**AIM OF THE EXERCISE:**
Give again the entries below exactly, beginning at the first line and ending at the line with "-0.12, N, N]".

**SUPPLIED DATA:**

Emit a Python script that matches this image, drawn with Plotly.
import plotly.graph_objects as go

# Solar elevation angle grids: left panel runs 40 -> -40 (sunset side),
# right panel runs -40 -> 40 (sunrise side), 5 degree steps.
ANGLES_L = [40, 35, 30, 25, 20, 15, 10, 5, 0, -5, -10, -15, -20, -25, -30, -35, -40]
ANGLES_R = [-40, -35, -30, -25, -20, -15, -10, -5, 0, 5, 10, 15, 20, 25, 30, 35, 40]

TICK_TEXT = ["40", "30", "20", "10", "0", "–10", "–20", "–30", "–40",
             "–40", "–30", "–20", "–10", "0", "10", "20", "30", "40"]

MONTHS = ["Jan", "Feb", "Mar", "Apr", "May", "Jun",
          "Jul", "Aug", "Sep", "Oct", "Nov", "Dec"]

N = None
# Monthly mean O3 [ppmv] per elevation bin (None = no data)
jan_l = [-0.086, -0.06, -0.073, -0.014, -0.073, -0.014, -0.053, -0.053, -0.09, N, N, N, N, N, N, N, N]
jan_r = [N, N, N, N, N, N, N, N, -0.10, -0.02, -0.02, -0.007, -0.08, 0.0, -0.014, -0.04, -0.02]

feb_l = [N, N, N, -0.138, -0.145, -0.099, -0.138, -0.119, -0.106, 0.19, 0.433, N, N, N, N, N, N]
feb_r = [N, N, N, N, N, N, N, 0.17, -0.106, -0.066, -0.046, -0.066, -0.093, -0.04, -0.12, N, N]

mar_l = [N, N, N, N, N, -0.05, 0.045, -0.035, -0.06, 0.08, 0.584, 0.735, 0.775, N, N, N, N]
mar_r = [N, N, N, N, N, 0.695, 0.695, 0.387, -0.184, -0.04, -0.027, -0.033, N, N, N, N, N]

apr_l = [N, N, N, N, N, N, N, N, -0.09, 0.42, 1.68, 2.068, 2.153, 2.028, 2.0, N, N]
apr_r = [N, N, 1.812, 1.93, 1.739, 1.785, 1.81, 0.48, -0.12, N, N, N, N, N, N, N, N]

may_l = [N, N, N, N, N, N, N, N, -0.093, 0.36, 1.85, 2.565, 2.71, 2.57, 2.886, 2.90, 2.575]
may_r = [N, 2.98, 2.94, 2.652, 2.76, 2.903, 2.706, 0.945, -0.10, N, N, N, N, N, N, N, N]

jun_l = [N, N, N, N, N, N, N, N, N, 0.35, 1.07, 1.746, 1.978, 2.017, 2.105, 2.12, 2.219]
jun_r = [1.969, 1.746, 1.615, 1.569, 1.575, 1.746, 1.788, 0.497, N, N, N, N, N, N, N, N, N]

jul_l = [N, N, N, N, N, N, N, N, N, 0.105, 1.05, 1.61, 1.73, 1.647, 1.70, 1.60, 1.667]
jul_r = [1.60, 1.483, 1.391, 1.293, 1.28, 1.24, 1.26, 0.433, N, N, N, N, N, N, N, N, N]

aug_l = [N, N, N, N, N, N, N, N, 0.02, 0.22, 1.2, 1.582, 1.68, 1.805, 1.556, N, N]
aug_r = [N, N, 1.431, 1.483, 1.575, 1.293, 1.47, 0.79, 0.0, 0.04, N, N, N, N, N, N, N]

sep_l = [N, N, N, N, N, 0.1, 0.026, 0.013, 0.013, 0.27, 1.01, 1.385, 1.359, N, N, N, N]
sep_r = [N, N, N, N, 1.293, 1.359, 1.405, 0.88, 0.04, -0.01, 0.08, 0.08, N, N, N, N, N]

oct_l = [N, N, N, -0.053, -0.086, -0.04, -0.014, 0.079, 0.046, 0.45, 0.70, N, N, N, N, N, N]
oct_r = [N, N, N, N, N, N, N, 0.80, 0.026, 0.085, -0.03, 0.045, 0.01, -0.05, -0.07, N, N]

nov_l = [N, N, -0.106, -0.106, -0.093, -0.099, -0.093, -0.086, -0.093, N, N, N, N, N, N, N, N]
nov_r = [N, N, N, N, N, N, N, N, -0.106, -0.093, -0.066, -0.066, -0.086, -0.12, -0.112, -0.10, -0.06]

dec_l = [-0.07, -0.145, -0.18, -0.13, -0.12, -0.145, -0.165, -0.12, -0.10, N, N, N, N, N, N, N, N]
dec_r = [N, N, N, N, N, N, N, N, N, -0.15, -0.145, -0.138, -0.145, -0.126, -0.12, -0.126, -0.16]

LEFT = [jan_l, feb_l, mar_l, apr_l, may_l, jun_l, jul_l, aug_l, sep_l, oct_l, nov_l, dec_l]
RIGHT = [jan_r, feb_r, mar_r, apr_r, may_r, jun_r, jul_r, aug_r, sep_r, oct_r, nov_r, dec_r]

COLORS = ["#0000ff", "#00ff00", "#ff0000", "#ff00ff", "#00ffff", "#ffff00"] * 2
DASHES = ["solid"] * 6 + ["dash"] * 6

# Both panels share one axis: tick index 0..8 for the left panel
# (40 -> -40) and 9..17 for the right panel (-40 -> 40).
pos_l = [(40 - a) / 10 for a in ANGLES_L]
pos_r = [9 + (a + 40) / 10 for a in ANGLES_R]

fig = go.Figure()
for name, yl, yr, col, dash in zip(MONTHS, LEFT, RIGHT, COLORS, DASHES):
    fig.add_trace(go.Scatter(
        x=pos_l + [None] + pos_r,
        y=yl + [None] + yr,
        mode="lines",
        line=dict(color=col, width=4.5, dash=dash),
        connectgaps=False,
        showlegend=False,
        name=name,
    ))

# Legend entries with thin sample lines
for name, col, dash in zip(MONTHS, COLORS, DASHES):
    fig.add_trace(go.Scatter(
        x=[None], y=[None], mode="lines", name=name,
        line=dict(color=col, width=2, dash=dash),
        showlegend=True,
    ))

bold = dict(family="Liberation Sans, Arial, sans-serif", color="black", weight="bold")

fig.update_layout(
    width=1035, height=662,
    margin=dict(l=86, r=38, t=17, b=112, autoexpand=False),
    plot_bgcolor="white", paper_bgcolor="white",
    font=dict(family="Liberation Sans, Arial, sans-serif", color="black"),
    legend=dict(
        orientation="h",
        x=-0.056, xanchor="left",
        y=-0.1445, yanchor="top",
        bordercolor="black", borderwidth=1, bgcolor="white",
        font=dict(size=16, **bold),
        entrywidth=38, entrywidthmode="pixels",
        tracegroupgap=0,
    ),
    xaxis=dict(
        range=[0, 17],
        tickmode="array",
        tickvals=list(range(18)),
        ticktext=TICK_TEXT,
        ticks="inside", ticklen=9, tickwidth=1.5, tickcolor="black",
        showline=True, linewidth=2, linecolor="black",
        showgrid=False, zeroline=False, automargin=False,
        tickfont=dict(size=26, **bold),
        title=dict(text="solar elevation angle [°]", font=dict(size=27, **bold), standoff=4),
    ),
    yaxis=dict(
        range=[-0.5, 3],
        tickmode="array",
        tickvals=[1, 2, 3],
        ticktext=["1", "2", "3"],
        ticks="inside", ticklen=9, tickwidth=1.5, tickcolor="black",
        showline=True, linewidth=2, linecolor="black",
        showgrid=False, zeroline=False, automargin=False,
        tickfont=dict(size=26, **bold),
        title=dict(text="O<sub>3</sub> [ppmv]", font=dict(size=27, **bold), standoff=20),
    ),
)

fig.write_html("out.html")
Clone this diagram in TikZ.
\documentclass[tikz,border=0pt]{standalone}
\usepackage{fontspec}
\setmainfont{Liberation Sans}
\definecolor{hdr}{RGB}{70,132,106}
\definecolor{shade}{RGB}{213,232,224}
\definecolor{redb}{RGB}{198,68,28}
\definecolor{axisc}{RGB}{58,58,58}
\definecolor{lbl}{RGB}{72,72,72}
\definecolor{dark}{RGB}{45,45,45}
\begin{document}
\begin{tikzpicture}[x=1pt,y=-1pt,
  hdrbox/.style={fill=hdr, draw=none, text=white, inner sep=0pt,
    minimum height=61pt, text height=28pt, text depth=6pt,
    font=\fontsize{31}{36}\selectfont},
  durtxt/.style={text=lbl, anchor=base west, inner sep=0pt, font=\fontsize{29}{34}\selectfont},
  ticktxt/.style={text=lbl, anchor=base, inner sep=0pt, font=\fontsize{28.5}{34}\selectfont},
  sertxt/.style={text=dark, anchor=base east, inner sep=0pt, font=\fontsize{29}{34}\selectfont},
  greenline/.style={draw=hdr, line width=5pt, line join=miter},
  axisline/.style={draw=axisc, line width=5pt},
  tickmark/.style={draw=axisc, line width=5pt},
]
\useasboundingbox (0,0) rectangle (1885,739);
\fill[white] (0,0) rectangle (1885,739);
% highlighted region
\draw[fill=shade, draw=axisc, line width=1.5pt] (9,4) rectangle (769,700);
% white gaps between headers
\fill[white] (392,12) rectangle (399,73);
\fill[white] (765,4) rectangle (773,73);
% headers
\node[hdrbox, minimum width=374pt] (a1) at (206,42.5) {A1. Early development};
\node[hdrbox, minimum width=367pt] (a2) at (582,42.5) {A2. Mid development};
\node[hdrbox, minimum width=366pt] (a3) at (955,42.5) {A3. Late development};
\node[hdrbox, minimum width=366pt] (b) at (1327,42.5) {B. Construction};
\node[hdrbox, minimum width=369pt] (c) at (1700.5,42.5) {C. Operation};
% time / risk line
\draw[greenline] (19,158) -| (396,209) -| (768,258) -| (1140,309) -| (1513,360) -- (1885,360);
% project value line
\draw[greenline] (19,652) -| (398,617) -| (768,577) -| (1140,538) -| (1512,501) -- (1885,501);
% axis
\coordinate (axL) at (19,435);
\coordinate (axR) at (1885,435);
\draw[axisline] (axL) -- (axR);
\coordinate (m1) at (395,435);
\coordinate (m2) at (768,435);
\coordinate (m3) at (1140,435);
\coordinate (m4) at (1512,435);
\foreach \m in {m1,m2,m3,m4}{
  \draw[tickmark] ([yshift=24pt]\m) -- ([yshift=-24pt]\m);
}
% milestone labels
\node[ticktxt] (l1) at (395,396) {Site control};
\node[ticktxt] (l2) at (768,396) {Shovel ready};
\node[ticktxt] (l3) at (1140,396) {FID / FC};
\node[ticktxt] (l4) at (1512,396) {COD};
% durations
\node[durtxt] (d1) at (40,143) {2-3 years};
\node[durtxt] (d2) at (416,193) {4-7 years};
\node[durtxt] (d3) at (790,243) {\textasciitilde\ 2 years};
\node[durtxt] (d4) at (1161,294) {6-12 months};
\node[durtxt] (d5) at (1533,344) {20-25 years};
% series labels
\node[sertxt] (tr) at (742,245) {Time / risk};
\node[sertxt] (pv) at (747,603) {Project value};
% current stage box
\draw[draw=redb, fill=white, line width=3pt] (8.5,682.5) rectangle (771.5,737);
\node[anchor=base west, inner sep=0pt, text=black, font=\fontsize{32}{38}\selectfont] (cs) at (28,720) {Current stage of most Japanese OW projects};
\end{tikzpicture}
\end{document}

**SOLUTION:**
Emit a Python script that matches this image, drawn with Plotly.
import plotly.graph_objects as go

# Solar elevation angle grids: left panel runs 40 -> -40 (sunset side),
# right panel runs -40 -> 40 (sunrise side), 5 degree steps.
ANGLES_L = [40, 35, 30, 25, 20, 15, 10, 5, 0, -5, -10, -15, -20, -25, -30, -35, -40]
ANGLES_R = [-40, -35, -30, -25, -20, -15, -10, -5, 0, 5, 10, 15, 20, 25, 30, 35, 40]

TICK_TEXT = ["40", "30", "20", "10", "0", "–10", "–20", "–30", "–40",
             "–40", "–30", "–20", "–10", "0", "10", "20", "30", "40"]

MONTHS = ["Jan", "Feb", "Mar", "Apr", "May", "Jun",
          "Jul", "Aug", "Sep", "Oct", "Nov", "Dec"]

N = None
# Monthly mean O3 [ppmv] per elevation bin (None = no data)
jan_l = [-0.086, -0.06, -0.073, -0.014, -0.073, -0.014, -0.053, -0.053, -0.09, N, N, N, N, N, N, N, N]
jan_r = [N, N, N, N, N, N, N, N, -0.10, -0.02, -0.02, -0.007, -0.08, 0.0, -0.014, -0.04, -0.02]

feb_l = [N, N, N, -0.138, -0.145, -0.099, -0.138, -0.119, -0.106, 0.19, 0.433, N, N, N, N, N, N]
feb_r = [N, N, N, N, N, N, N, 0.17, -0.106, -0.066, -0.046, -0.066, -0.093, -0.04, -0.12, N, N]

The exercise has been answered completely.